“Maradona o Pelé? Tutti e due sono ineguagliabili”
I ricordi di Josè Altafini e il calcio di oggi: "La passione c'è, ma mi diverto meno"
ALESSANDRIA – Con Pelé ha giocato, Maradona lo ha conosciuto. E, adesso, José Altafini, alessandrino di adozione, ma patrimonio del ‘football’ mondiale, ricorda ‘El Diez’. “Dove metterei Diego? Nelle prime pagine. Ci starà sempre, insieme a Pelé. Ha ragione chi sostiene che non nasceranno più giocatori così: Maradona e Pelé sono ineguagliabili. Oggi abbiamo interpreti straordinari, penso a Messi, Ronaldo, Neymar, Mbappé, però come Diego e Pelé nessuno mai prima e, mi sento di dire, neppure dopo, fra molti anni. Il più forte dei due? Ognuno è libero di giudicare: quello che penso io magari si può intuire, anche se non lo dirò mai apertamente. Per me restano due giganti, inavvicinabili da chiunque diventi campione tirando calci a un pallone”.
“Diego, Sivori e io”
Con Pelé la frequentazione è stata più intensa, con Maradona due soli incontri. “La prima volta a Napoli, una città che, come nessuna altra, ha un rapporto con il calcio e con i suoi interpreti, di intensità, passione, identificazione. Ricordo molto bene quando arrivammo Sivori e io: l’accoglienza, la fame di pallone, la ricerca del riscatto attraverso una partita, un campionato. Tutto questo un giocatore se lo sente addosso. Oggi assistiamo a un omaggio commovente a Maradona: quel muro di sciarpe, striscioni, foto, magliette davanti al San Paolo è una espressione di amore sincero – sottolinea Altafini – come solo i napoletani sanno dare. Ricordo che quando Sivori scese dal treno, si trovò diecimila persone ad accoglierlo, e ancora non aveva giocato con quei colori: nel grande film del Napoli quello ‘sbarco’ di Omar è solo qualche fotogramma prima di quello di Maradona che palleggia al centro del San Paolo, C’è un legame che va ben oltre i canoni e le regole del tifo”.
Il secondo incontro con Diego? “A Istanbul, nel 2005, per la finale di Champions Milan – Liverpool. Lo avevo visto felice, come un ragazzino pieno di vita, sempre sorridente. Mi aveva riempito di gioia”.

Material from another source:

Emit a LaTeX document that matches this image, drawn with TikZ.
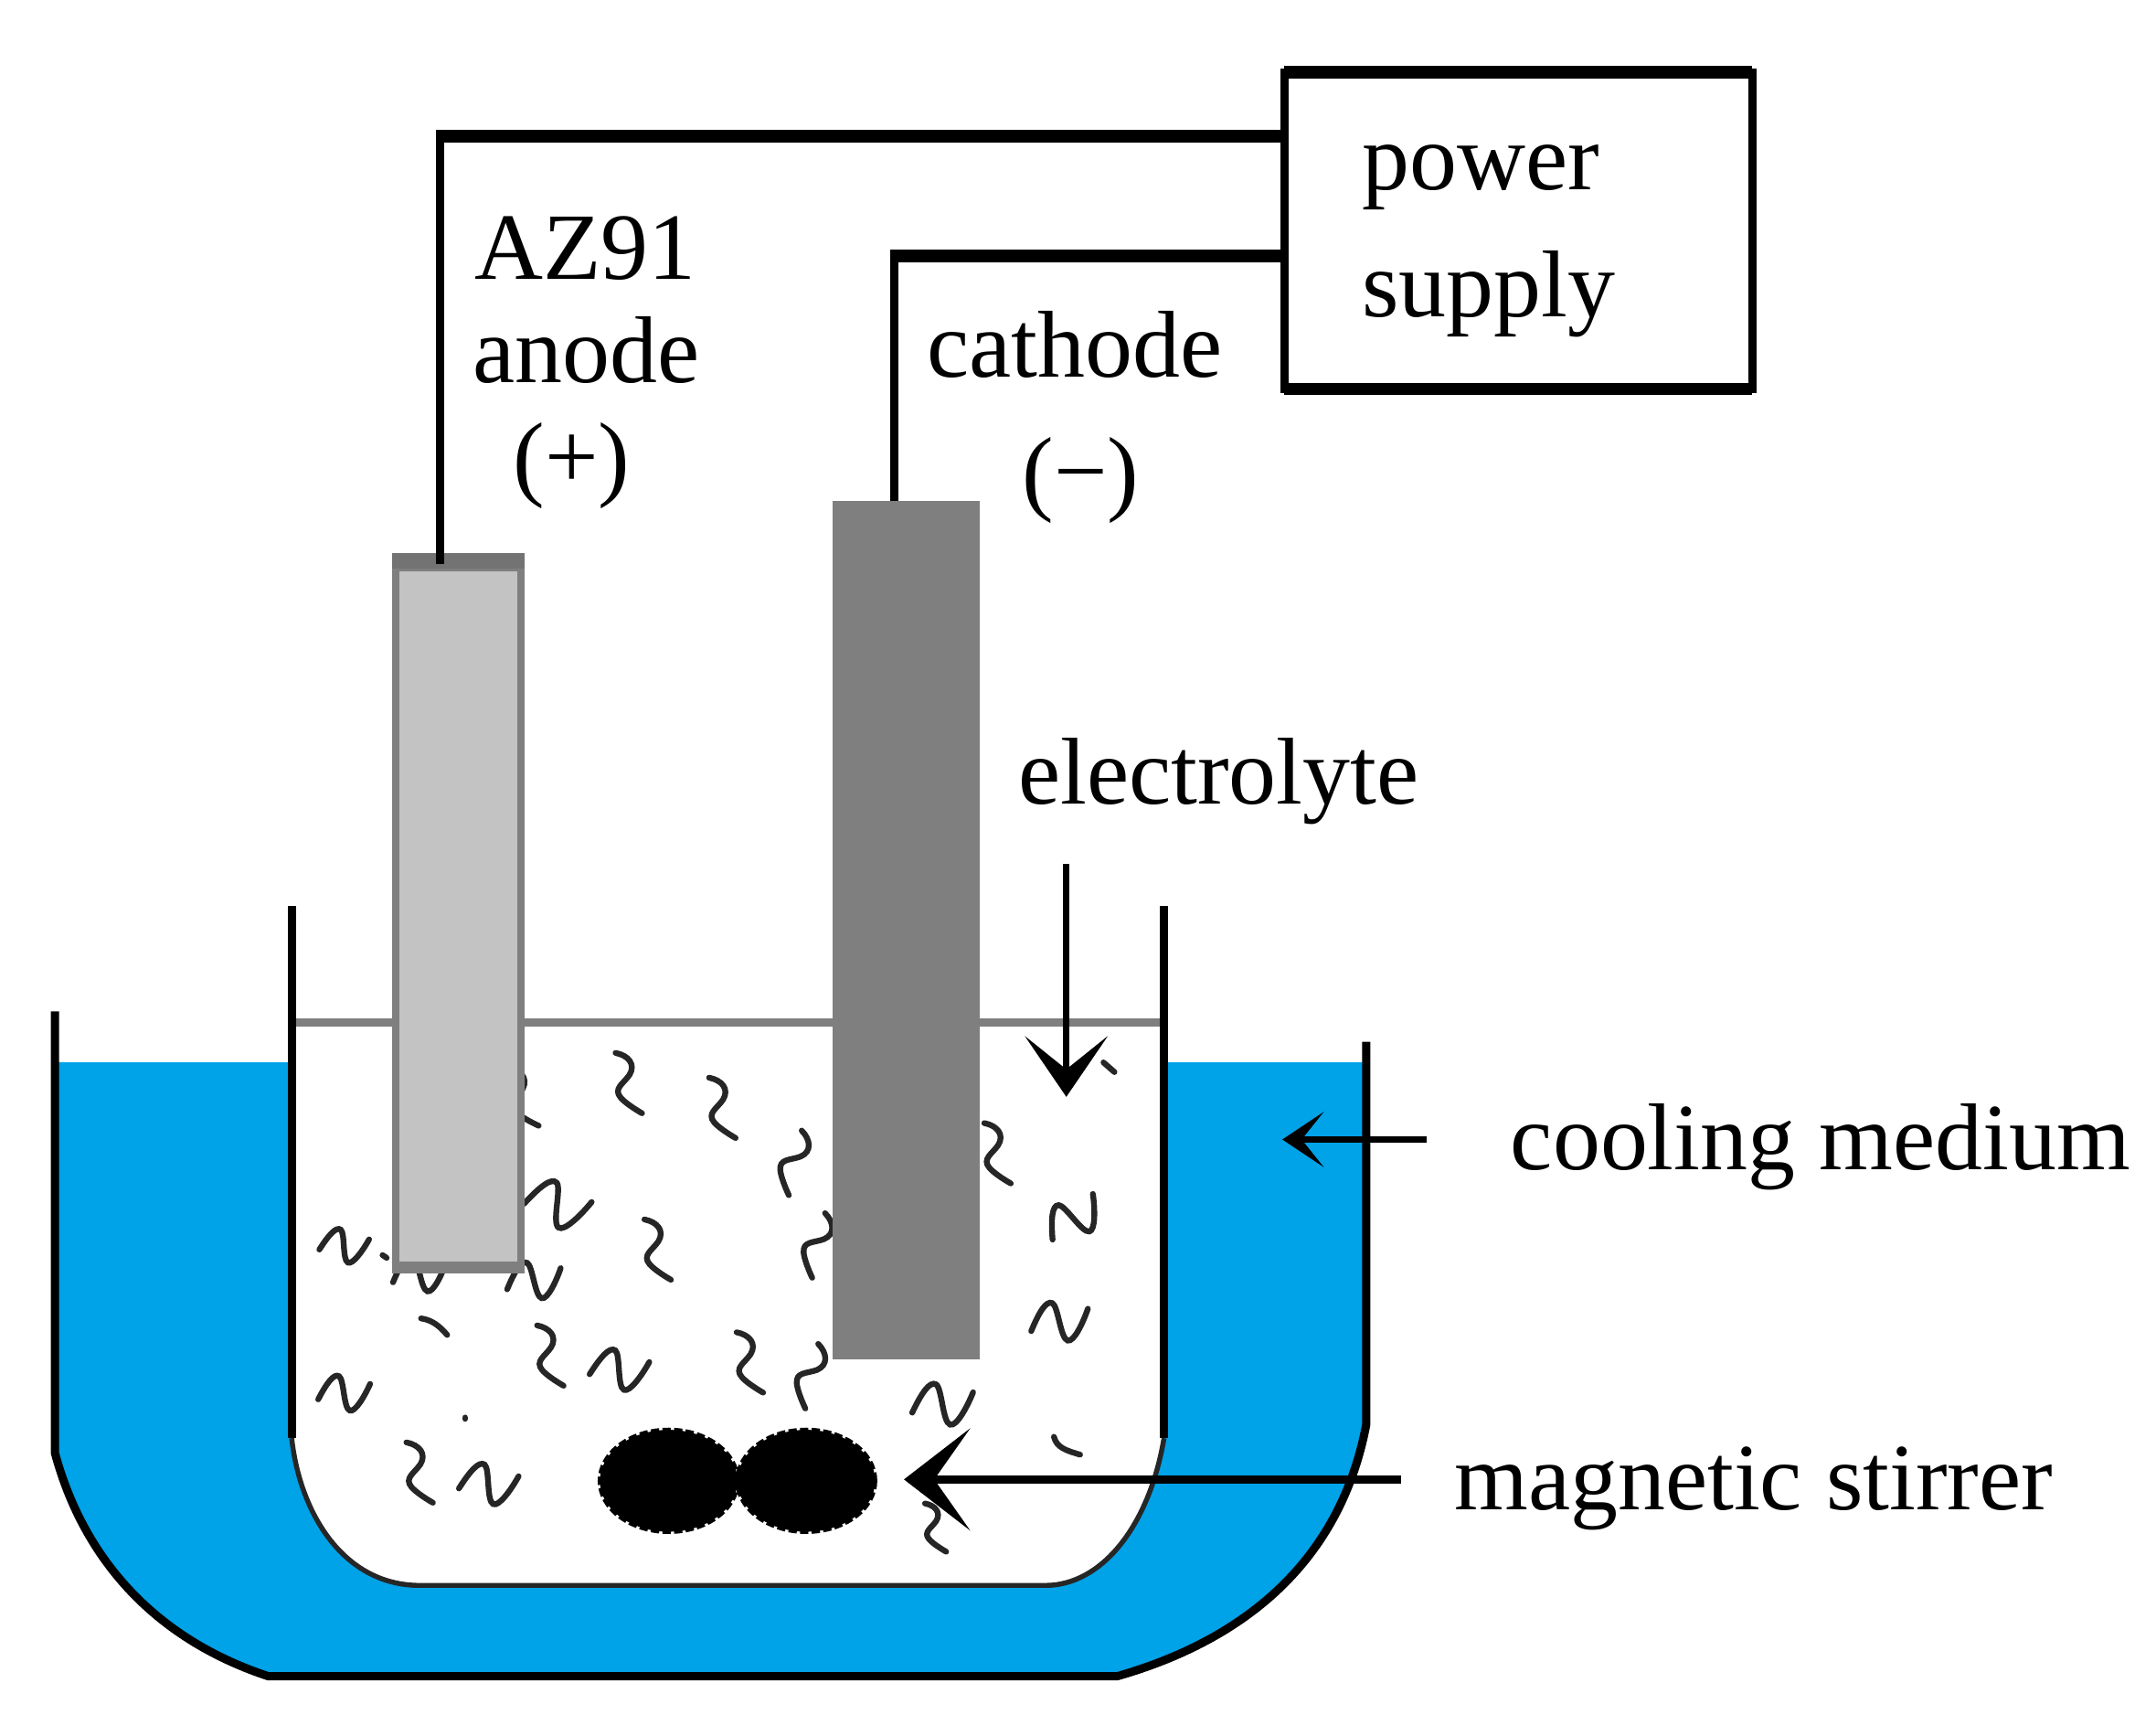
\documentclass[tikz,border=0pt]{standalone}
\usepackage{fontspec}
\setmainfont{Liberation Serif}
\usetikzlibrary{arrows.meta}
\definecolor{coolblue}{HTML}{00A2E8}
\definecolor{rodlight}{HTML}{C3C3C3}
\definecolor{roddark}{HTML}{7F7F7F}
\tikzstyle{every node}=[inner sep=0pt, outer sep=0pt]
\tikzstyle{lbl}=[anchor=base west, font=\fontsize{34.5}{34.5}\selectfont]
\tikzstyle{wall}=[line width=3pt, black]
\tikzstyle{hwire}=[line width=4.5pt, black]
\tikzstyle{vwire}=[line width=3pt, black]
\tikzstyle{pointer}=[line width=3pt, black]
\tikzstyle{bit}=[line width=2.1pt, line cap=round, black!85]
\tikzstyle{blob}=[fill=black, draw=black, line width=1.6pt, dash pattern=on 3pt off 1.2pt]
\tikzset{
  pics/zbit/.style={code={
    \draw[bit] (-11.5,-21) .. controls (-2,-20) and (4,-14) .. (0,-6) .. controls (-4,1) and (-11,5) .. (-5,11) .. controls (-2,14) and (5,18) .. (11.5,21);
  }},
  pics/wave/.style={code={
    \draw[bit] (-22,10) .. controls (-17,-6) and (-12,-16) .. (-7,-14) .. controls (-2,-12) and (2,14) .. (8,15) .. controls (13,16) and (19,0) .. (22,-12);
  }}
}

\begin{document}
\begin{tikzpicture}[x=0.5pt, y=-0.5pt]
\useasboundingbox (0,0) rectangle (1567,1261);
% Cooling bath
    \fill[coolblue] (40,772) -- (212,772) -- (212,1045) .. controls (218,1100) and (250,1152) .. (305,1152)
        -- (760,1152) .. controls (800,1152) and (835,1110) .. (846,1045) -- (846,772) -- (993,772) -- (993,1035)
        .. controls (975,1130) and (910,1190) .. (812,1218) -- (195,1218)
        .. controls (110,1190) and (60,1130) .. (40,1056) -- cycle;
% Walls
    \draw[wall] (40,735) -- (40,1056) .. controls (60,1130) and (110,1190) .. (195,1218) -- (812,1218)
        .. controls (910,1190) and (975,1130) .. (993,1035) -- (993,757);
    \draw[wall] (212,658) -- (212,1045);
    \draw[wall] (846,658) -- (846,1045);
    \draw[line width=1.8pt, black!85] (212,1045) .. controls (218,1100) and (250,1152) .. (305,1152)
        -- (760,1152) .. controls (800,1152) and (835,1110) .. (846,1045);
% Electrolyte level
    \draw[line width=3.2pt, roddark] (215,743) -- (843,743);
% Electrolyte bits
    \pic[rotate=0] at (380,797) {zbit};
    \pic[rotate=-5] at (457,787) {zbit};
    \pic[rotate=-5] at (525,805) {zbit};
    \pic[rotate=-40] at (578,845) {zbit};
    \pic[rotate=-5] at (725,838) {zbit};
    \pic[rotate=-5] at (478,908) {zbit};
    \pic[rotate=-40] at (595,905) {zbit};
    \pic[rotate=-5] at (400,985) {zbit};
    \pic[rotate=-5] at (545,990) {zbit};
    \pic[rotate=-40] at (590,1000) {zbit};
    \pic[rotate=-5] at (305,1070) {zbit};
    \pic[rotate=-5, scale=0.8] at (680,1110) {zbit};
    \pic[rotate=22, scale=0.9] at (780,885) {wave};
    \pic[rotate=-25] at (405,875) {wave};
    \pic[rotate=-15, scale=0.75] at (250,905) {wave};
    \pic[rotate=-5, scale=0.85] at (305,925) {wave};
    \pic[rotate=-5, scale=0.85] at (388,930) {wave};
    \pic[rotate=-5, scale=0.9] at (770,960) {wave};
    \pic[rotate=-15, scale=0.9] at (450,995) {wave};
    \pic[rotate=-8, scale=0.95] at (685,1020) {wave};
    \pic[rotate=-10, scale=0.8] at (250,1012) {wave};
    \pic[rotate=-15, scale=0.9] at (355,1078) {wave};
    \draw[bit] (306,958) .. controls (314,959) and (320,964) .. (325,970);
    \draw[bit] (766,1044) .. controls (768,1052) and (775,1054) .. (785,1057);
    \draw[bit] (802,772) -- (810,779);
    \draw[bit] (278,912) -- (281,914);
    \draw[bit] (338,1030) -- (338,1031);
% Anode
    \fill[roddark] (285,402) rectangle (381,925);
    \fill[rodlight] (290,415) rectangle (376,917);
    \fill[black!55] (285,402) rectangle (381,413);
    \coordinate (anodetop) at (320,410);
% Cathode
    \fill[roddark] (605,364) rectangle (712,988);
    \coordinate (cathodetop) at (650,364);
% Magnetic stirrer
    \draw[blob] (486,1076) ellipse [x radius=50, y radius=37];
    \draw[blob] (586,1076) ellipse [x radius=50, y radius=37];
% Power supply and wires
    \node[lbl, name=power] at (990,138) {power};
    \node[lbl, name=supply] at (990,230) {supply};
    \node[draw, line width=3pt, minimum width=170pt, minimum height=115pt, name=source] at (1103.5,167.5) {};
    \draw[hwire] (source.north west) -- (source.north east);
    \draw[hwire] (source.south west) -- (source.south east);
    \coordinate (anodebend) at (320,99);
    \coordinate (cathodebend) at (650,186);
    \draw[hwire] (source.west |- anodebend) -- ([xshift=-1.5pt]anodebend);
    \draw[vwire] (anodebend) -- (anodetop);
    \draw[hwire] (source.west |- cathodebend) -- ([xshift=-1.5pt]cathodebend);
    \draw[vwire] (cathodebend) -- (cathodetop);
% Labels
    \node[lbl, name=alloy] at (345,203) {AZ91};
    \node[lbl, name=anode] at (344,278) {anode};
    \node[lbl, name=plus] at (373,355) {(+)};
    \node[lbl, name=cathode] at (674,274) {cathode};
    \node[lbl, name=minus] at (743,366) {(−)};
    \node[lbl, name=electrolyte] at (740,584) {electrolyte};
    \node[lbl, name=cooling] at (1098,850) {cooling medium};
    \node[lbl, name=stirrer] at (1057,1097) {magnetic stirrer};
% Pointers
    \coordinate (a1) at (775,628);
    \coordinate (a2) at (775,797);
    \coordinate (b1) at (1037,828);
    \coordinate (b2) at (932,828);
    \coordinate (c1) at (1018,1075);
    \coordinate (c2) at (657,1075);
    \draw[pointer, line width=2.5pt, -{Stealth[length=22pt, width=30pt, inset=12pt]}] (a1) -- (a2);
    \draw[pointer, line width=2.2pt, -{Stealth[length=15pt, width=20pt, inset=8pt]}] (b1) -- (b2);
    \draw[pointer, line width=3.2pt, -{Stealth[length=24pt, width=37pt, inset=13pt]}] (c1) -- (c2);
\end{tikzpicture}
\end{document}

A Buenos Aires, come in ogni angolo dell’Argentina e del mondo (le foto, da Buenos Aires, sono di Juan Moccagatta), è un continuo tributo. “All’uomo che ha riscattato milioni di persone: quando sono stato in Argentina, nel 2006, per un servizio, ho visto Villa Fiorito, dove Diego è nato e dove ha iniziato a palleggiare. È arrivato più in alto dei vertici partendo dal basso, dalla fatica, dalla miseria, e ha portato con sé, idealmente, la gente, tutta. Maradona smuove e continuerà a smuovere il mondo“.
“Senza gente non è calcio”
Un anno tremendo anche per il calcio. Che per resistere è finito dentro una sorta di bolla. “Volete sapere se mi piace? Senza partite non posso stare, c’è un fascino irresistibile che continuo a ‘subire’. Anche adesso che non posso andare allo stadio, mi metto davanti alla televisione e seguo anche due o tre gare in un giorno. Sono curioso di analizzare le rivelazioni: una stagione come quella del Sassuolo, o del Verona, ad esempio, va studiata, sono convinto che le condizioni in cui si sta giocando da mesi, in stadi deserti, facciano emergere realtà calcistiche che hanno qualità e sono più libere di esprimerle senza la pressione del tifo che i grandi club possono mettere sul piatto della bilancia”.
Ma il pallone senza la sua gente ha senso? “Per niente: quelle emozioni che viaggiano dal campo agli spalti, e dagli spalti al terreno di gioco, sono l’essenza, la vita, la ragione di certe giocate, la legittimazione di certi risultati inspiegabili. Ecco perché, sono sincero, adesso seguo la serie A, anche la B e la C, e il calcio estero con attenzione, ne subisco l’attrazione, ma meno forte. Vi confesso un segreto: ci sono giornate in cui, tra una partita in uno stadio senza tifosi alla tv e un torneo a padel ‘dal vivo’, scelgo il secondo. Il contatto con gli attori dello sport è ciò che di più bello esiste“.